Having a motto means that your actions are guided by a principle. My motto wasn't something I necessarily said out loud all the time to my students but rather something that guided how I made decisions.
These decisions included:
- How students were seated with each other in groups
- How they selected or were matched with partners
- How games were played during recess
- How new students were integrated into our community
- How I intentionally planned for developing our community of learners
Perhaps it would be obvious to state, but "put downs" of any sort were not acceptable in my class. In fact, any kind of put down or insult would result in taking whatever amount of time it took to resolve it.
I recall one afternoon when I taught third grade, two girls were in the midst of a conflict around who could be a part of which group. I remember sitting on the floor with them for hours and helping them resolve this conflict (I don't remember, I confess, what the rest of the class was doing). I remember feeling a little frustrated that I had to be doing this, but the frustration was trumped with a conviction that it was all about kids feeling that they had a place, a community, and that they were accepted.

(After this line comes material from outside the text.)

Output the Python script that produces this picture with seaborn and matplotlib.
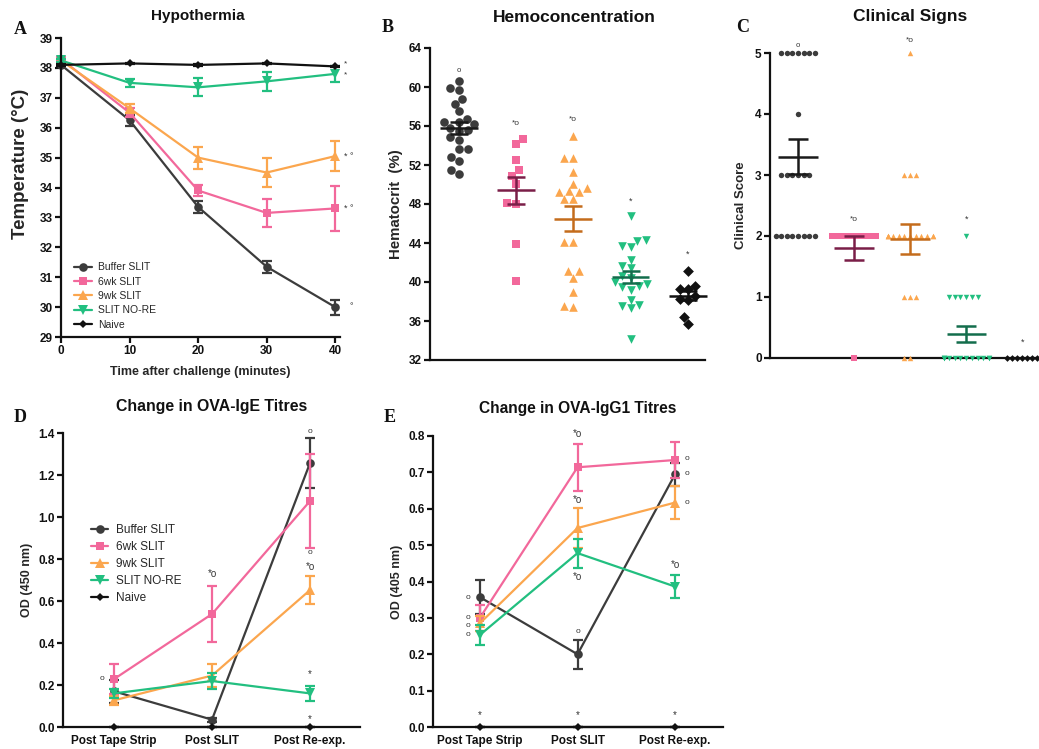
import warnings
warnings.filterwarnings("ignore")
import numpy as np
import pandas as pd
import matplotlib
matplotlib.use("Agg")
import matplotlib.pyplot as plt
import seaborn as sns

sns.set_theme(style="ticks")
plt.rcParams['font.family'] = ['Liberation Sans', 'DejaVu Sans']
plt.rcParams['font.weight'] = 'bold'

# ---------------- data ----------------
groups = ["Buffer SLIT", "6wk SLIT", "9wk SLIT", "SLIT NO-RE", "Naive"]
colors = ["#3c3c3c", "#f2689b", "#fba64e", "#22bf80", "#111111"]
mean_colors = ["#1a1a1a", "#7a1e48", "#c46c1c", "#136d4c", "#111111"]
markers = ["o", "s", "^", "v", "D"]
marker_sizes = [6.2, 6.2, 6.8, 6.8, 4.3]

# Panel A: hypothermia
time_min = [0, 10, 20, 30, 40]
temp_mean = {
    "Buffer SLIT": [38.1, 36.25, 33.35, 31.35, 30.0],
    "6wk SLIT":    [38.3, 36.5, 33.9, 33.15, 33.3],
    "9wk SLIT":    [38.25, 36.65, 35.0, 34.5, 35.05],
    "SLIT NO-RE":  [38.25, 37.5, 37.35, 37.55, 37.8],
    "Naive":       [38.1, 38.15, 38.1, 38.15, 38.05],
}
temp_sem = {
    "Buffer SLIT": [0.05, 0.18, 0.2, 0.2, 0.25],
    "6wk SLIT":    [0.05, 0.15, 0.2, 0.48, 0.75],
    "9wk SLIT":    [0.05, 0.15, 0.37, 0.48, 0.5],
    "SLIT NO-RE":  [0.05, 0.14, 0.3, 0.32, 0.27],
    "Naive":       [0.02, 0.02, 0.02, 0.02, 0.02],
}

# Panel B: hematocrit
hct_buffer = [60.6, 59.9, 59.7, 58.8, 58.3, 57.5, 56.7, 56.4, 56.4, 56.2, 55.8,
              55.5, 55.6, 54.9, 54.6, 53.6, 53.6, 52.8, 52.4, 51.5, 51.1]
hct_6wk = [54.7, 54.2, 52.5, 51.5, 50.9, 50.1, 48.1, 48.0, 43.9, 40.1]
hct_9wk = [55.0, 52.7, 52.7, 51.3, 50.1, 49.6, 49.3, 49.2, 49.2, 48.5, 48.5,
           44.1, 44.1, 41.1, 41.1, 40.4, 39.0, 37.4, 37.5]
hct_nore = [46.8, 44.3, 44.2, 43.7, 43.6, 42.3, 41.6, 41.4, 40.6, 40.4, 40.0,
            39.8, 39.6, 39.5, 39.2, 38.2, 37.6, 37.5, 37.3, 34.2]
hct_naive = [41.1, 39.6, 39.3, 39.3, 38.6, 38.3, 38.2, 36.4, 35.7]
hct_mean = [55.8, 49.4, 46.5, 40.5, 38.6]
hct_sem = [0.6, 1.4, 1.25, 0.65, 0.45]

# Panel C: clinical score
score_buffer = [5] * 7 + [4] + [3] * 6 + [2] * 8
score_6wk = [2] * 9 + [0]
score_9wk = [5] + [3] * 3 + [2] * 12 + [1] * 3 + [0] * 2
score_nore = [2] + [1] * 6 + [0] * 12
score_naive = [0] * 8
score_mean = [3.3, 1.8, 1.95, 0.4, 0.0]
score_sem = [0.29, 0.2, 0.25, 0.13, 0.0]

# Panels D/E: titres
timepoints = ["Post Tape Strip", "Post SLIT", "Post Re-exp."]
ige_mean = {
    "Buffer SLIT": [0.17, 0.035, 1.257],
    "6wk SLIT":    [0.228, 0.538, 1.076],
    "9wk SLIT":    [0.127, 0.245, 0.652],
    "SLIT NO-RE":  [0.16, 0.219, 0.16],
    "Naive":       [0.0, 0.0, 0.0],
}
ige_sem = {
    "Buffer SLIT": [0.055, 0.01, 0.118],
    "6wk SLIT":    [0.07, 0.135, 0.225],
    "9wk SLIT":    [0.02, 0.055, 0.068],
    "SLIT NO-RE":  [0.02, 0.04, 0.035],
    "Naive":       [0.0, 0.0, 0.0],
}
igg1_mean = {
    "Buffer SLIT": [0.357, 0.2, 0.695],
    "6wk SLIT":    [0.30, 0.714, 0.734],
    "9wk SLIT":    [0.285, 0.547, 0.617],
    "SLIT NO-RE":  [0.253, 0.478, 0.386],
    "Naive":       [0.0, 0.0, 0.0],
}
igg1_sem = {
    "Buffer SLIT": [0.047, 0.04, 0.032],
    "6wk SLIT":    [0.035, 0.064, 0.049],
    "9wk SLIT":    [0.02, 0.055, 0.045],
    "SLIT NO-RE":  [0.027, 0.04, 0.031],
    "Naive":       [0.0, 0.0, 0.0],
}

# ---------------- figure ----------------
W, H = 1039, 749
fig = plt.figure(figsize=(W / 100, H / 100), dpi=100)


def rect(l, t, r, b):
    return [l / W, 1 - b / H, (r - l) / W, (b - t) / H]


def style(ax, xticks_len=4):
    sns.despine(ax=ax)
    for s in ("left", "bottom"):
        ax.spines[s].set_linewidth(1.6)
        ax.spines[s].set_color("#111111")
    ax.tick_params(axis="both", width=1.6, length=4, labelsize=8.5, colors="#111111", pad=2)
    ax.tick_params(axis="x", length=xticks_len)


def note(ax, x, y, s, size=6.5):
    ax.text(x, y, s, ha="center", va="center", fontsize=size, fontweight="normal",
            color="#333333", clip_on=False)


def line_panel(ax, xs, means, sems, legend):
    for g, c, m, ms in zip(groups, colors, markers, marker_sizes):
        sns.lineplot(x=xs, y=means[g], color=c, marker=m, markersize=ms,
                     markeredgewidth=0, linewidth=1.6, label=g if legend else None,
                     errorbar=None, ax=ax, clip_on=False, legend=False)
        ax.errorbar(xs, means[g], yerr=sems[g], fmt="none", ecolor=c,
                    elinewidth=1.6, capsize=3.5, capthick=1.6, clip_on=False)


# ---- A ----
axA = fig.add_axes(rect(61, 38, 340, 337))
line_panel(axA, time_min, temp_mean, temp_sem, True)
axA.set_xlim(0, 40.7)
axA.set_ylim(29, 39)
axA.set_xticks([0, 10, 20, 30, 40])
axA.set_yticks(range(29, 40))
axA.set_xlabel("Time after challenge (minutes)", fontsize=9, fontweight="bold", labelpad=6)
axA.set_ylabel("Temperature (°C)", fontsize=13.5, fontweight="bold")
axA.yaxis.set_label_coords(-0.113, 0.58)
style(axA)
axA.legend(loc="lower left", bbox_to_anchor=(0.02, 0.0), frameon=False,
           prop=dict(size=7.5, weight="normal"), handlelength=1.7, handletextpad=0.6,
           labelspacing=0.42, borderaxespad=0.3)
note(axA, 41.5, 38.12, "*", 6); note(axA, 41.5, 37.76, "*", 6)
note(axA, 42.0, 35.05, "* °"); note(axA, 42.0, 33.3, "* °")
note(axA, 42.3, 30.0, "°")

# ---- B ----
axB = fig.add_axes(rect(430, 48, 705, 360))
hct = [hct_buffer, hct_6wk, hct_9wk, hct_nore, hct_naive]
for g, v, c, m in zip(groups, hct, colors, markers):
    sns.swarmplot(x=[g] * len(v), y=v, order=groups, color=c, marker=m,
                  size=6.2 if m != "D" else 5.5, linewidth=0, ax=axB)
for i, (mu, se, mc) in enumerate(zip(hct_mean, hct_sem, mean_colors)):
    axB.hlines(mu, i - 0.33, i + 0.33, color=mc, linewidth=1.8, zorder=5)
    axB.errorbar([i], [mu], yerr=[se], fmt="none", ecolor=mc, elinewidth=1.8,
                 capsize=6.5, capthick=1.8, zorder=5)
axB.set_xlim(-0.5, 4.3)
axB.set_ylim(32, 64)
axB.set_yticks(range(32, 65, 4))
axB.set_xticks([])
axB.set_xlabel("")
axB.set_ylabel("Hematocrit  (%)", fontsize=10.8, fontweight="bold", labelpad=4)
style(axB)
for coll in axB.collections:
    coll.set_clip_on(False)
note(axB, 0, 61.7, "o", 5.5)
note(axB, 1, 56.3, "*o", 6); note(axB, 2, 56.7, "*o", 6)
note(axB, 3, 48.3, "*", 6.5); note(axB, 4, 42.8, "*", 6.5)

# ---- C ----
axC = fig.add_axes(rect(770, 53, 1039, 358))
scores = [score_buffer, score_6wk, score_9wk, score_nore, score_naive]
for g, v, c, m in zip(groups, scores, colors, markers):
    sns.swarmplot(x=[g] * len(v), y=v, order=groups, color=c, marker=m,
                  size=3.9 if m != "D" else 3.4, linewidth=0, ax=axC)
for i, (mu, se, mc) in enumerate(zip(score_mean, score_sem, mean_colors)):
    if se > 0:
        axC.hlines(mu, i - 0.35, i + 0.35, color=mc, linewidth=1.8, zorder=5)
        axC.errorbar([i], [mu], yerr=[se], fmt="none", ecolor=mc, elinewidth=1.8,
                     capsize=7, capthick=1.8, zorder=5)
axC.set_xlim(-0.5, 4.3)
axC.set_ylim(0, 5)
axC.set_yticks(range(0, 6))
axC.set_xticks([])
axC.set_xlabel("")
axC.set_ylabel("Clinical Score", fontsize=9.5, fontweight="bold", labelpad=6)
style(axC)
for coll in axC.collections:
    coll.set_clip_on(False)
note(axC, 0, 5.13, "o", 5.5)
note(axC, 1, 2.27, "*o", 6); note(axC, 2, 5.2, "*o", 6)
note(axC, 3, 2.27, "*", 6.5); note(axC, 4, 0.26, "*", 6.5)

# ---- D ----
axD = fig.add_axes(rect(63, 433, 360, 727))
line_panel(axD, [0, 1, 2], ige_mean, ige_sem, True)
axD.set_xlim(-0.52, 2.51)
axD.set_ylim(0, 1.4)
axD.set_yticks(np.arange(0, 1.41, 0.2))
axD.set_yticklabels([f"{v:.1f}" for v in np.arange(0, 1.41, 0.2)])
axD.set_xticks([0, 1, 2])
axD.set_xticklabels(timepoints)
axD.set_ylabel("OD (450 nm)", fontsize=9, fontweight="bold", labelpad=4)
style(axD, xticks_len=0)
axD.tick_params(axis="x", pad=6)
axD.legend(loc="upper left", bbox_to_anchor=(0.06, 0.725), frameon=False,
           prop=dict(size=8.5, weight="normal"), handlelength=1.4, handletextpad=0.7,
           labelspacing=0.42)
note(axD, -0.12, 0.23, "o", 6)
note(axD, 1.0, 0.73, "*o", 7)
note(axD, 2.0, 1.405, "o", 6); note(axD, 2.0, 0.83, "o", 6)
note(axD, 2.0, 0.76, "*o", 7); note(axD, 2.0, 0.25, "*", 7); note(axD, 2.0, 0.04, "*", 7)

# ---- E ----
axE = fig.add_axes(rect(433, 436, 723, 727))
line_panel(axE, [0, 1, 2], igg1_mean, igg1_sem, False)
axE.set_xlim(-0.48, 2.49)
axE.set_ylim(0, 0.8)
axE.set_yticks(np.arange(0, 0.81, 0.1))
axE.set_yticklabels([f"{v:.1f}" for v in np.arange(0, 0.81, 0.1)])
axE.set_xticks([0, 1, 2])
axE.set_xticklabels(timepoints)
axE.set_ylabel("OD (405 nm)", fontsize=9, fontweight="bold", labelpad=4)
style(axE, xticks_len=0)
axE.tick_params(axis="x", pad=6)
for yy in (0.357, 0.30, 0.28, 0.253):
    note(axE, -0.12, yy, "o", 6)
note(axE, 1.0, 0.805, "*o", 7); note(axE, 1.0, 0.624, "*o", 7)
note(axE, 1.0, 0.412, "*o", 7); note(axE, 1.0, 0.263, "o", 6)
note(axE, 2.12, 0.737, "o", 6); note(axE, 2.12, 0.698, "o", 6); note(axE, 2.12, 0.618, "o", 6)
note(axE, 2.0, 0.445, "*o", 7)
for xx in (0, 1, 2):
    note(axE, xx, 0.033, "*", 7)

# ---- titles and panel letters ----
for x, y, s, fs in [(198, 16, "Hypothermia", 11), (574, 18, "Hemoconcentration", 12.5),
                    (910, 17, "Clinical Signs", 12.5), (212, 407, "Change in OVA-IgE Titres", 11.4),
                    (578, 408, "Change in OVA-IgG1 Titres", 11.2)]:
    fig.text(x / W, 1 - y / H, s, ha="center", va="center", fontsize=fs,
             fontweight="bold", color="#111111")
for x, y, s in [(20, 30, "A"), (388, 27, "B"), (743, 27, "C"), (20, 418, "D"), (390, 417, "E")]:
    fig.text(x / W, 1 - y / H, s, ha="center", va="center", fontsize=13,
             fontweight="bold", family="Liberation Serif", color="#111111")

fig.savefig("out.png", dpi=100)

While this was my aspiration, I'll also confess that I didn't always reach it. There were times when I exhausted my skill set for dealing with a particular child -- a child who had social and emotional needs so extensive and for which I didn't have the skills to address.
I feel sad as I think about that handful of children and guess that they didn't feel welcomed in my classroom, or didn't feel as if they belonged. Overall, I think the great majority of my former students would say that they felt they were a part of a community in my classroom, and that I didn't let kids feel left out, or without a buddy during a project, or standing alone during recess. And that feels good.
Articulating Your Own Motto
So what is your motto as a teacher? What drives you most deeply, most authentically? What do you aspire to create for your students and in your classroom? I encourage you to spend some time reflecting on these questions.
Ponder these questions with colleagues, write about them, and see if this leads you to a motto. It can help alleviate the decision-making processes every day, help you feel more grounded and powerful, and ultimately, it will probably help you better serve your students.